When the garden behind the modest little house she rents turns to weeds, her irascible landlord threatens her with eviction unless she can pull the neglected garden to its former glory in 30 days. With the encouragement of Vernon (Andrew Scott), an Irish cook and widower with two daughters, she begins the arduous task of restoring the garden while enduring the insults of a curmudgeonly next-door neighbor, Alfie Stevenson (the great Tom Wilkinson). Eventually a color palette comes alive as the surly old man teaches Bella about life and love through the metaphor of gardening as the barren, vine-choking lot turns into a magical world of hollyhocks, delphiniums, and dahlias.

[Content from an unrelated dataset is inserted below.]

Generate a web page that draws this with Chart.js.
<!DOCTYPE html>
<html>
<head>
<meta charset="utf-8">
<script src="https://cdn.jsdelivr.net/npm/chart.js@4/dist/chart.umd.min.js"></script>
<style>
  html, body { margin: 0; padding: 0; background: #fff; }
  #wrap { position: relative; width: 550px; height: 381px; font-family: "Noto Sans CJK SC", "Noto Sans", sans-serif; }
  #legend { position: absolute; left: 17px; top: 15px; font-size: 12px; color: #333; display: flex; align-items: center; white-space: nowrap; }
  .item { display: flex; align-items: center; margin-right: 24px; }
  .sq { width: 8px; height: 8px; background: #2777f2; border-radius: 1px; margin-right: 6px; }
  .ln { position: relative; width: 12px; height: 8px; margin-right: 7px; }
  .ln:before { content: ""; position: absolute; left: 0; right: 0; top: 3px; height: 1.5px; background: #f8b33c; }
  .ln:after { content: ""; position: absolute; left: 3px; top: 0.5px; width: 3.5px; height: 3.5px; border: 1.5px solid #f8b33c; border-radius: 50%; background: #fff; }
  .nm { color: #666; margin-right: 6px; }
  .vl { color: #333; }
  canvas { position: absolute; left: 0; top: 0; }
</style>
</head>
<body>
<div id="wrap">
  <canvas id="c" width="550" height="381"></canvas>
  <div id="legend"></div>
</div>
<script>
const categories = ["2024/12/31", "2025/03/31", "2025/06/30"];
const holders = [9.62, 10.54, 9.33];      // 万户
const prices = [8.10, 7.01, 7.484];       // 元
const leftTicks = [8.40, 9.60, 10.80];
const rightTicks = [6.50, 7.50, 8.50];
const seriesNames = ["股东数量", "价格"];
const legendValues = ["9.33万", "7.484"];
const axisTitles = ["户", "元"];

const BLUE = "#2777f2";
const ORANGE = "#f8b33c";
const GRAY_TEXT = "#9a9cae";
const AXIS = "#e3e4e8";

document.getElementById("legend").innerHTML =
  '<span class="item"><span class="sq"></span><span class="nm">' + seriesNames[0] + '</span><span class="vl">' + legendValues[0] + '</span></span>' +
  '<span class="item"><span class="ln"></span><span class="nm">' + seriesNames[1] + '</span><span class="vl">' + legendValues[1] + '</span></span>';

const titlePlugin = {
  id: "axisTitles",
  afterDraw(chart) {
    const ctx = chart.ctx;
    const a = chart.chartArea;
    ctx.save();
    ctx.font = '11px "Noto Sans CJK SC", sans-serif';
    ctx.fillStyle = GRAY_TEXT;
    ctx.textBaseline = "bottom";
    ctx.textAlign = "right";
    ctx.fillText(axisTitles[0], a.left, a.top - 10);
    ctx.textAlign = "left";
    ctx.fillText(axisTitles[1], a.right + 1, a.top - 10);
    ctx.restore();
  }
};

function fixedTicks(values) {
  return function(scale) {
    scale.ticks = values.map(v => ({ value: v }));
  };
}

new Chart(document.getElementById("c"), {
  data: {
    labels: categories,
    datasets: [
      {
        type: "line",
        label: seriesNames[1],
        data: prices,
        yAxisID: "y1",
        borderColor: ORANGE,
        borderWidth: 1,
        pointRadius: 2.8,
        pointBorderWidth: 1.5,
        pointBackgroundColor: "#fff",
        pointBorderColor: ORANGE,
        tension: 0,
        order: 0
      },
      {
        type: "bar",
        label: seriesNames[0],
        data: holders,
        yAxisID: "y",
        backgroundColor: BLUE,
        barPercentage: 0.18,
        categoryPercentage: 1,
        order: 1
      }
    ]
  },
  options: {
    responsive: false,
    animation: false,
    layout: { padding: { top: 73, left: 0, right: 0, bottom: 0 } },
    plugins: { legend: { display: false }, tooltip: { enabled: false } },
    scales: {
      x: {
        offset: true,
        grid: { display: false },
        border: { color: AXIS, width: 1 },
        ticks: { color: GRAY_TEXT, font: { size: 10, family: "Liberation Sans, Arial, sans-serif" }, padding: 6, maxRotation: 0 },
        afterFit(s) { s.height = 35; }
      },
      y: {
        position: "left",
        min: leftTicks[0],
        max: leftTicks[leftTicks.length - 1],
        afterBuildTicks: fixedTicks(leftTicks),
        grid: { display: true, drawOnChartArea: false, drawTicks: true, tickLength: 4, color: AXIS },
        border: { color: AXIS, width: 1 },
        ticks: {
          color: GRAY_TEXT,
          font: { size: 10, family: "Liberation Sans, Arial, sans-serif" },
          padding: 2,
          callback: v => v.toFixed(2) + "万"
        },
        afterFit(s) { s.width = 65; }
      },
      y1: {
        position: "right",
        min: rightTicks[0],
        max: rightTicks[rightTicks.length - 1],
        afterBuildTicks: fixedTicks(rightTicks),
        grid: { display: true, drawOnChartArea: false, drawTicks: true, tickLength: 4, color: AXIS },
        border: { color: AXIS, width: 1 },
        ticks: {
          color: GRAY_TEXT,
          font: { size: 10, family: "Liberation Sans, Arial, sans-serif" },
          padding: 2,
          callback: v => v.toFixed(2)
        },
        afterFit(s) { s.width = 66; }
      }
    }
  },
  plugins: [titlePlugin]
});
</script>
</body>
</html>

Stevenson turns out to be an unexpected but treasured ally, while Vernon keeps them all faithfully sated with béarnaise and blancmange. By the time it ends in a rainbow, Bella has experienced a new appreciation of happiness through nature, a fresh definition of friendship, and even romance—with an eccentric inventor of mechanical birds (the impossibly handsome Jeremy Irvine from War Horse, in nerd disguise) whose flying objects give Bella the inspiration she needs to write her first children’s novel.

It’s all a bit too precious for my taste, but it’s sweet as marzipan, dreamy to look at and warmed by performances that resonate.